Investigador da PJM afastou-se ao
perceber que lhe ocultavam informações
O diretor da Polícia Judiciária
Militar disse ainda que o investigador que começou por liderar a investigação
ao furto de Tancos, capitão Bengalinha, "sentiu-se compelido" a
afastar-se ao perceber que havia informações que lhe foram ocultadas.
Segundo o comandante Paulo
Isabel, o capitão Bengalinha estava a dirigir a investigação desencadeada
naquela polícia ao furto de Tancos e tinha a coadjuvá-lo o major Brazão
[arguido no âmbito da investigação ao aparecimento do material], entre outros
investigadores.
"Entretanto, e até por
sugestão do então diretor da PJM [Luís Vieira, que se encontra com termo de
identidade e residência], foi de férias nesse período.
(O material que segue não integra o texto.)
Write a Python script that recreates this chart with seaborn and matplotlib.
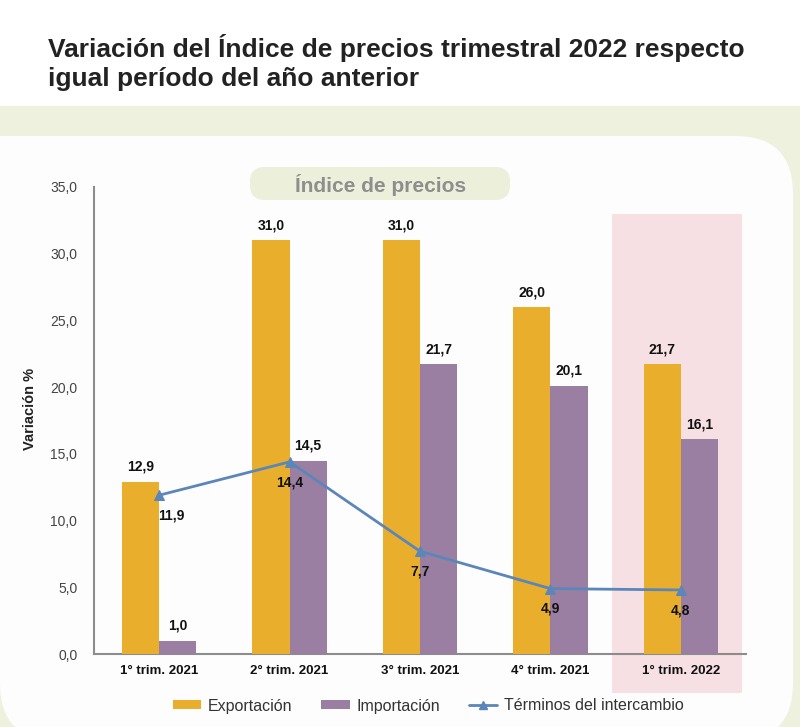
import matplotlib
matplotlib.use("Agg")
import matplotlib.pyplot as plt
import seaborn as sns
import pandas as pd
from matplotlib.patches import FancyBboxPatch, Rectangle, Patch
from matplotlib.lines import Line2D
from matplotlib.ticker import FuncFormatter

categories = ["1° trim. 2021", "2° trim. 2021", "3° trim. 2021", "4° trim. 2021", "1° trim. 2022"]
exportacion = [12.9, 31.0, 31.0, 26.0, 21.7]
importacion = [1.0, 14.5, 21.7, 20.1, 16.1]
terminos = [11.9, 14.4, 7.7, 4.9, 4.8]
series_names = ["Exportación", "Importación", "Términos del intercambio"]

C_EXP = "#E9AF2C"
C_IMP = "#9A7FA3"
C_LINE = "#5B86BA"
GREEN = "#EEF1DD"

sns.set_theme(style="white")
plt.rcParams["font.family"] = ["Liberation Sans", "DejaVu Sans"]

fig = plt.figure(figsize=(8, 7.27), dpi=100)
fig.patch.set_facecolor("white")

# background axes in pixel coordinates
bg = fig.add_axes([0, 0, 1, 1], zorder=0)
bg.set_xlim(0, 800)
bg.set_ylim(727, 0)
bg.axis("off")
bg.add_patch(Rectangle((0, 106), 800, 700, facecolor=GREEN, edgecolor="none"))
bg.add_patch(FancyBboxPatch((0, 136), 793, 605, boxstyle="round,pad=0,rounding_size=58",
                            facecolor="#FDFDFE", edgecolor="none"))
bg.add_patch(Rectangle((0, 136), 120, 200, facecolor="#FDFDFE", edgecolor="none"))
bg.add_patch(FancyBboxPatch((250, 167), 260, 33, boxstyle="round,pad=0,rounding_size=15",
                            facecolor="#ECEFDA", edgecolor="none"))
bg.text(381, 185, "Índice de precios", ha="center", va="center", fontsize=15,
        fontweight="bold", color="#8E8E8E", family=["Liberation Sans Narrow", "Liberation Sans"])

fig.text(0.06, 1 - 48 / 727, "Variación del Índice de precios trimestral 2022 respecto",
         fontsize=19, fontweight="bold", color="#222222", va="center", ha="left")
fig.text(0.06, 1 - 79 / 727, "igual período del año anterior",
         fontsize=19, fontweight="bold", color="#222222", va="center", ha="left")

ax = fig.add_axes([94 / 800, 1 - 654 / 727, (746 - 94) / 800, (654 - 187) / 727], zorder=1)
ax.patch.set_alpha(0)

df = pd.DataFrame({
    "trim": categories * 2,
    "valor": exportacion + importacion,
    "serie": [series_names[0]] * 5 + [series_names[1]] * 5,
})
sns.barplot(data=df, x="trim", y="valor", hue="serie", palette=[C_EXP, C_IMP],
            width=0.57, gap=0, saturation=1, ax=ax, legend=False, zorder=3,
            linewidth=0, edgecolor="none")

# highlight last quarter
ax.add_patch(Rectangle((3.47, -2.9), 1.0, 35.9, facecolor="#F6E0E4", edgecolor="none",
                       clip_on=False, zorder=0))

sns.lineplot(x=categories, y=terminos, ax=ax, color=C_LINE, linewidth=2, marker="^",
             markersize=7, markeredgecolor=C_LINE, sort=False, zorder=5)

off = 0.57 / 4
for i in range(5):
    ax.text(i - off, exportacion[i] + 0.6, f"{exportacion[i]:.1f}".replace(".", ","),
            ha="center", va="bottom", fontsize=10, fontweight="bold", color="#111111", zorder=6)
    ax.text(i + off, importacion[i] + 0.6, f"{importacion[i]:.1f}".replace(".", ","),
            ha="center", va="bottom", fontsize=10, fontweight="bold", color="#111111", zorder=6)
    dx = 0.09 if i == 0 else 0.0
    ax.text(i + dx, terminos[i] - 1.0, f"{terminos[i]:.1f}".replace(".", ","),
            ha="center", va="top", fontsize=10, fontweight="bold", color="#111111", zorder=6)

ax.set_xlim(-0.5, 4.5)
ax.set_ylim(0, 35)
ax.set_yticks(range(0, 36, 5))
ax.yaxis.set_major_formatter(FuncFormatter(lambda v, p: f"{v:.1f}".replace(".", ",")))
ax.tick_params(axis="y", labelsize=10, labelcolor="#444444", length=0, pad=12)
ax.tick_params(axis="x", labelsize=9.5, labelcolor="#111111", length=0, pad=8)
for lab in ax.get_xticklabels():
    lab.set_fontweight("bold")
ax.set_xlabel("")
ax.set_ylabel("Variación %", fontsize=10.5, fontweight="bold", color="#222222")
ax.yaxis.set_label_coords(-0.088, 0.525)
for s in ["top", "right"]:
    ax.spines[s].set_visible(False)
for s in ["left", "bottom"]:
    ax.spines[s].set_color("#8C8C8C")
    ax.spines[s].set_linewidth(1.5)

handles = [Patch(facecolor=C_EXP, edgecolor="none"),
           Patch(facecolor=C_IMP, edgecolor="none"),
           Line2D([0], [0], color=C_LINE, lw=2, marker="^", markersize=6)]
fig.legend(handles, series_names, loc="center", bbox_to_anchor=(428 / 800, 1 - 706 / 727),
           ncol=3, frameon=False, fontsize=11.5, handlelength=1.8, handleheight=0.5,
           columnspacing=1.8, handletextpad=0.4, labelcolor="#333333")

fig.savefig("out.png", dpi=100)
Como o major Brazão
estava a acompanhar, ficou ele com o caso", relatou.
Quando o capitão João Bengalinha
regressou de férias, percebeu que "havia diligências que tinham sido
feitas que ele desconhecia e ficou com a sensação que não lhe estava a ser
passada toda a informação".
"Aí pediu, e também porque
tinha estado com processos muito absorventes como o caso dos Comandos [morte de
dois recrutas no 127.º curso] para ser afastado dessa investigação",
contou Paulo Isabel.
João Bengalinha "sentiu que
lhe estava a ser sonegada informação e achou por bem afastar-se do caso",
disse.
Ouvido hoje na comissão de
inquérito ao furto de matéria militar de Tancos, o comandante da PJM
acrescentou que "era hábito" o capitão Bengalinha gozar férias
naquele período, frisando que "o que pode ser relevante é ele ter
percecionado, quando regressou, que não lhe estava a ser transmitida a
informação".
"Não é normal que as pessoas
se sintam compelidas a abandonar a investigação", sublinhou.
Em consequência, o major Vasco
Brazão passou a chefiar a investigação na PJM e a restante equipa "foi
afastada", o que ocorreu "em agosto ou setembro de 2017", antes
do reaparecimento do material militar na Chamusca, em 18 de outubro.